Warum es nicht mehr solche Weine in Deutschland gibt? Kann es sein, dass diese Art Weinherstellung das geächtete Panschen wieder legitimiert? Meine Antwort: So lange es die richtigen Leute mit den richtigen Weinen machen, ist alles richtig, was gut schmeckt. Der großartige „Es ist, was es ist“ singt das Lied der vergebenen Chancen. Uns Weintrinkern entgeht so einiges.
Experimente? Alter Hut : http://www.weinentdeckungsgesellschaft.de
„Raues brutale Ausrichtung auf Asien ist… eine Provokation,…“
Aha, und was ist an diesem „gebeizten Lachs“ nun so absolut „deutsche Küche ist nicht sein Ding.“? 😉
http://www.bild.de/lifestyle/essen-trinken/kochvideos/tim-raue-lachs-beizen-30163762.bild.html
…eine Provokation? Wo?
Um einem spannenden Experiment Relevanz zu geben, wird der Rest der (Wein-)Welt zum langweiligen Mainstream erklärt. Als ob es unter Deutschlands Winzern keine ausgeprägte Lust auf Neues gäbe – was auch die Gutsweine und GG’s in ihrer ganzen Vielfalt zeigen. Man könnte in der Sache einiges einwenden gegen diese verbreitete Technik einwenden und auf zahlreiche deutsche Winzer hniweisen, die experimentieren. Und auch darauf , dass das ach so Konventionelle doch ungeheuer spannend ist.

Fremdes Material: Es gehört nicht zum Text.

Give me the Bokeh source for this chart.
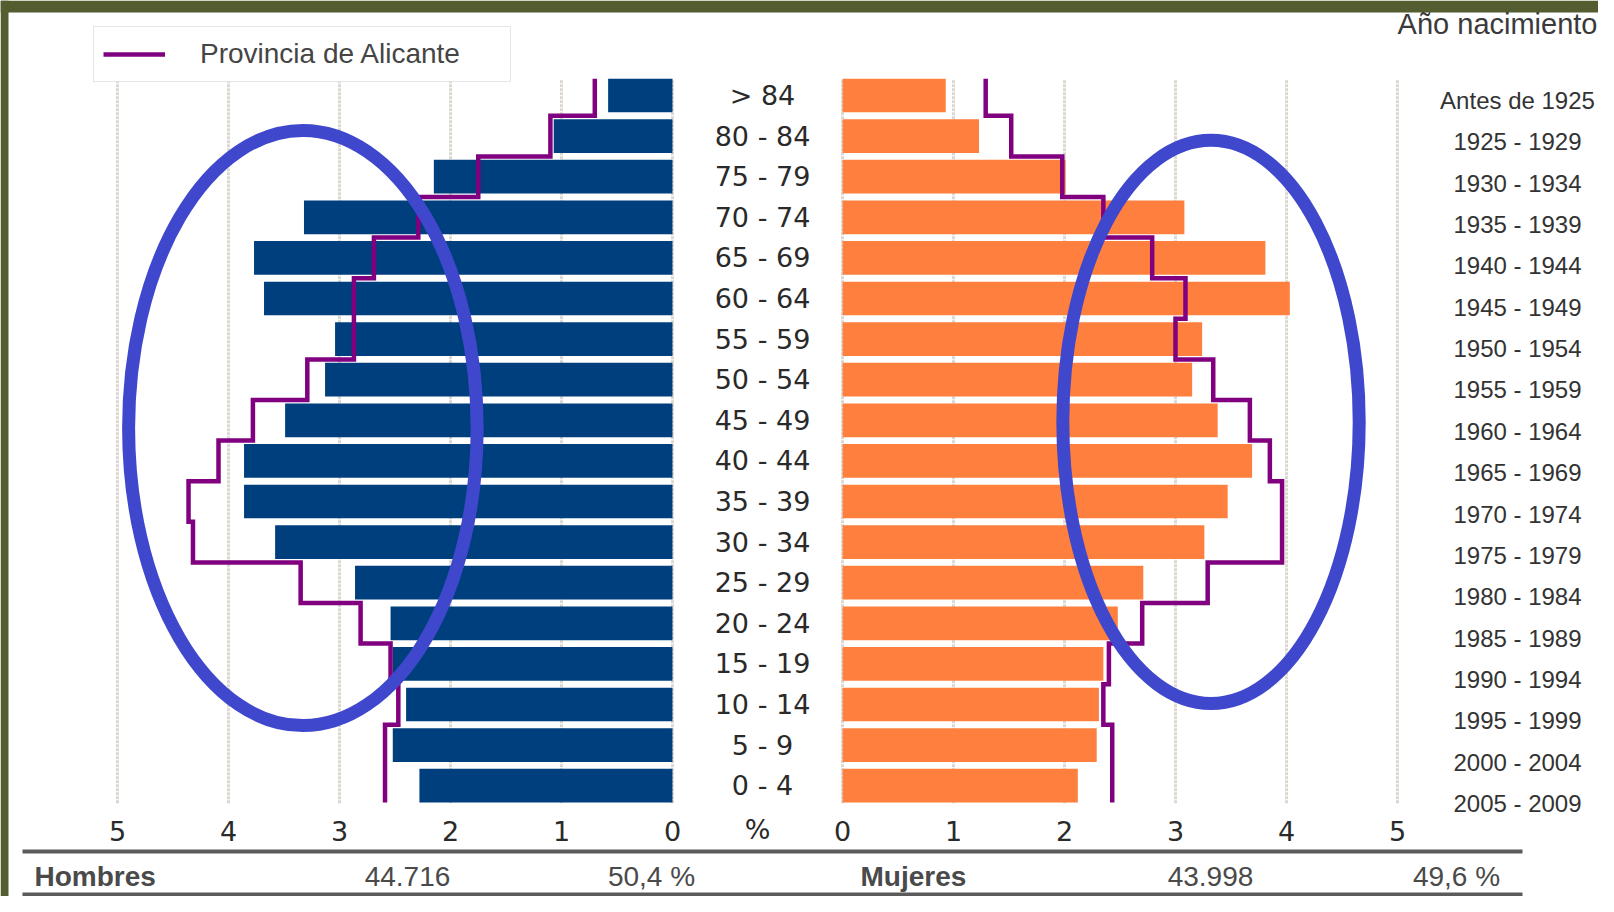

Aber solche argumentativen Klischees sind eigentlich viel zu öde, um dagegen aufzubegehren. Der Wein von Horst Sauer und Tim Raues großartigem Sommelier hätten eine andere Einführung verdient.
Hierzu auch bitte den gerade eigestellten Artikel lesen..
Die Provokation ist die Verneinung der Heimatküche..
Die Verneinung der Heimatküche finde ich in jedem Discounter, es wimmelt nur so von Italien-, Spanien-, Frankreich-, Griechenland-, USA-, GB-, Österreich-, … usw. –Aktionen – immer wieder, rund um das Jahr. Im Standardsortiment liegen Cevapcici und Burger, Curry-Wurst, Fladenbrot mit Thunfisch, Sandwich mit Chicken-Tikka, es mediterrant, asiatet und afrikanisiert, dass der Einkaufswagen sich biegt.
Nein, die Verneinung der Heimatküche ist überhaupt keine Provokation sondern Umsatzrenner und breiter Mainstream.